Compare superheterodyne and direct-conversion (zero-IF) receivers with respect to image frequency, DC offset, and 1/f noise issues.

The key idea is how the downconversion path affects interference and low-frequency noise. In a superheterodyne receiver, the RF signal is mixed with a local oscillator to produce an intermediate frequency. Because a separate RF signal at the image frequency can also produce that same IF, you get an image frequency problem that must be blocked with preselection or image-reject filtering. Once the signal is at IF, you can apply selective filtering at a non-zero frequency, which helps protect the wanted signal from nearby channels. DC offset and 1/f (flicker) noise are less troublesome in the superhet because the actual demodulation occurs away from DC. The signal doesn’t sit right at baseband during the most noise-rich part of the chain, and LO leakage doesn’t fold directly into the baseband in the same way it does when you downconvert directly to zero frequency. In direct-conversion (zero-IF), there’s no intermediate frequency, so the signal lands at baseband immediately. That means any LO leakage and self-mixing produce a DC component in the received signal, and flicker noise near DC becomes prominent.

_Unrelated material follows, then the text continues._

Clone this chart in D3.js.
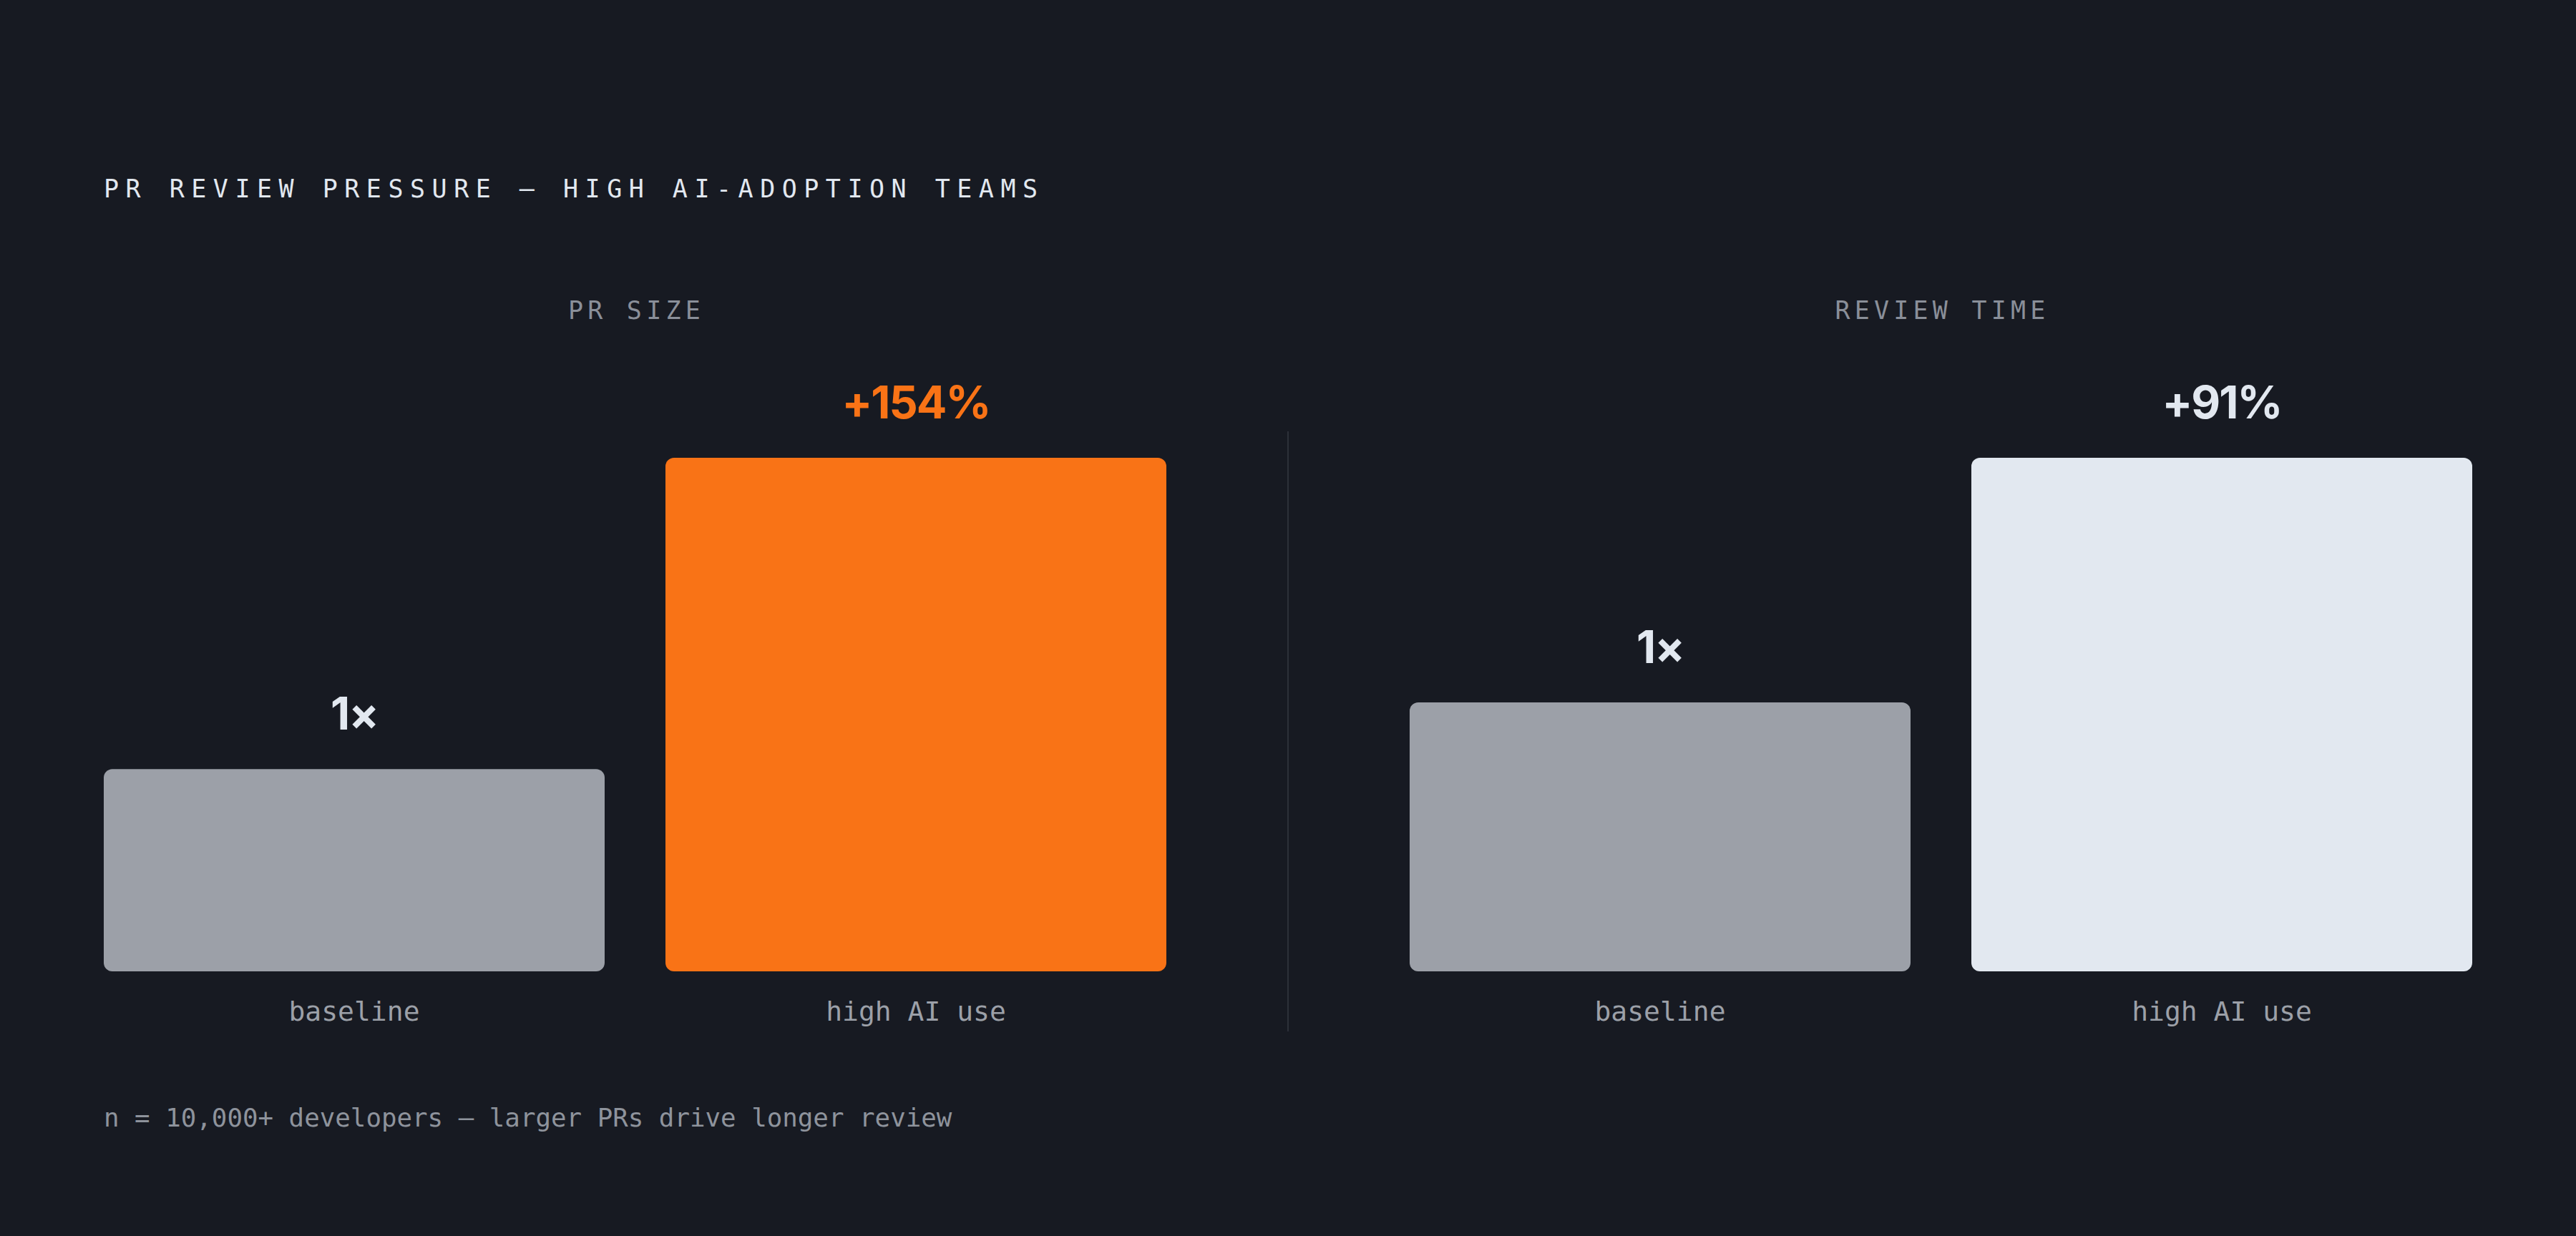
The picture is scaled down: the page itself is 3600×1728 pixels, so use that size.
<!DOCTYPE html>
<html>
<head>
<meta charset="utf-8">
<script src="https://cdn.jsdelivr.net/npm/d3@7"></script>
<style>
  html, body { margin: 0; padding: 0; background: #171a22; }
  svg { display: block; }
</style>
</head>
<body>
<svg id="chart" width="3600" height="1728"></svg>
<script>
// ---- data ----
const panelTitles = ["PR SIZE", "REVIEW TIME"];
const categories = ["baseline", "high AI use"];
const prSizeValues = [1, 2.54];
const reviewTimeValues = [1, 1.91];
const prSizeLabels = ["1×", "+154%"];
const reviewTimeLabels = ["1×", "+91%"];
const chartTitle = "PR REVIEW PRESSURE — HIGH AI-ADOPTION TEAMS";
const footnote = "n = 10,000+ developers — larger PRs drive longer review";

// ---- styling ----
const W = 3600, H = 1728;
const bg = "#171a22";
const mono = "'DejaVu Sans Mono', 'Liberation Mono', monospace";
const sans = "Inter, 'Noto Sans', sans-serif";
const panelColors = [
  ["#9ca0a8", "#f97316"],
  ["#9ca0a8", "#e2e8f0"]
];
const labelColors = [
  ["#e2e8f0", "#f97316"],
  ["#e2e8f0", "#e2e8f0"]
];

const panels = [
  { title: panelTitles[0], values: prSizeValues, labels: prSizeLabels },
  { title: panelTitles[1], values: reviewTimeValues, labels: reviewTimeLabels }
];

const svg = d3.select("#chart");
svg.append("rect").attr("width", W).attr("height", H).attr("fill", bg);

const left = 145, right = 3455, panelW = 1485;
const gap = (right - left) - 2 * panelW;
const panelScale = d3.scaleBand()
  .domain(d3.range(panels.length))
  .range([left, right])
  .paddingInner(gap / (panelW + gap))
  .paddingOuter(0);

const baseY = 1358, topY = 640;

// title
svg.append("text")
  .attr("x", left).attr("y", 276)
  .attr("font-family", mono).attr("font-size", 35)
  .attr("letter-spacing", 9.5)
  .attr("fill", "#e2e8f0")
  .text(chartTitle);

panels.forEach((p, pi) => {
  const g = svg.append("g").attr("transform", `translate(${panelScale(pi)},0)`);
  const pw = panelScale.bandwidth();
  const x = d3.scaleBand().domain(categories).range([0, pw]).paddingInner(85 / 785).paddingOuter(0);
  const y = d3.scaleLinear().domain([0, d3.max(p.values)]).range([baseY, topY]);

  g.append("text")
    .attr("x", pw / 2 + 2).attr("y", 446)
    .attr("text-anchor", "middle")
    .attr("font-family", mono).attr("font-size", 35)
    .attr("letter-spacing", 6.2)
    .attr("fill", "#8a8f99")
    .text(p.title);

  const data = categories.map((c, i) => ({ c, v: p.values[i], l: p.labels[i], i }));

  g.selectAll("rect.bar").data(data).enter().append("rect")
    .attr("class", "bar")
    .attr("x", d => x(d.c))
    .attr("y", d => y(d.v))
    .attr("width", x.bandwidth())
    .attr("height", d => baseY - y(d.v))
    .attr("rx", 12).attr("ry", 12)
    .attr("fill", d => panelColors[pi][d.i]);

  g.selectAll("text.val").data(data).enter().append("text")
    .attr("class", "val")
    .attr("x", d => x(d.c) + x.bandwidth() / 2)
    .attr("y", d => y(d.v) - 55)
    .attr("text-anchor", "middle")
    .attr("font-family", sans).attr("font-weight", 700).attr("font-size", 63)
    .attr("letter-spacing", -2)
    .attr("fill", d => labelColors[pi][d.i])
    .text(d => d.l);

  g.selectAll("text.cat").data(data).enter().append("text")
    .attr("class", "cat")
    .attr("x", d => x(d.c) + x.bandwidth() / 2)
    .attr("y", 1427)
    .attr("text-anchor", "middle")
    .attr("font-family", mono).attr("font-size", 38)
    .attr("fill", "#9ca0a8")
    .text(d => d.c);
});

// divider
const divX = (panelScale(0) + panelScale.bandwidth() + panelScale(1)) / 2;
svg.append("line")
  .attr("x1", divX).attr("x2", divX)
  .attr("y1", 603).attr("y2", 1442)
  .attr("stroke", "#2c3039").attr("stroke-width", 2);

// footnote
svg.append("text")
  .attr("x", left).attr("y", 1575)
  .attr("font-family", mono).attr("font-size", 35.8)
  .attr("fill", "#8e939c")
  .text(footnote);
</script>
</body>
</html>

I/Q imbalance also shows up as distortions right at baseband, since you’re working essentially at DC. So the statement that a superhet uses an IF with image frequency concerns, while DC offset and I/Q imbalance are less severe, and that a zero-IF receiver has no IF but suffers from DC offset and 1/f noise, aligns with how these two architectures behave. The other options contradict fundamental aspects (direct-conversion is not defined by an IF, a superhet does have an image frequency issue, and zero-IF does not have an IF).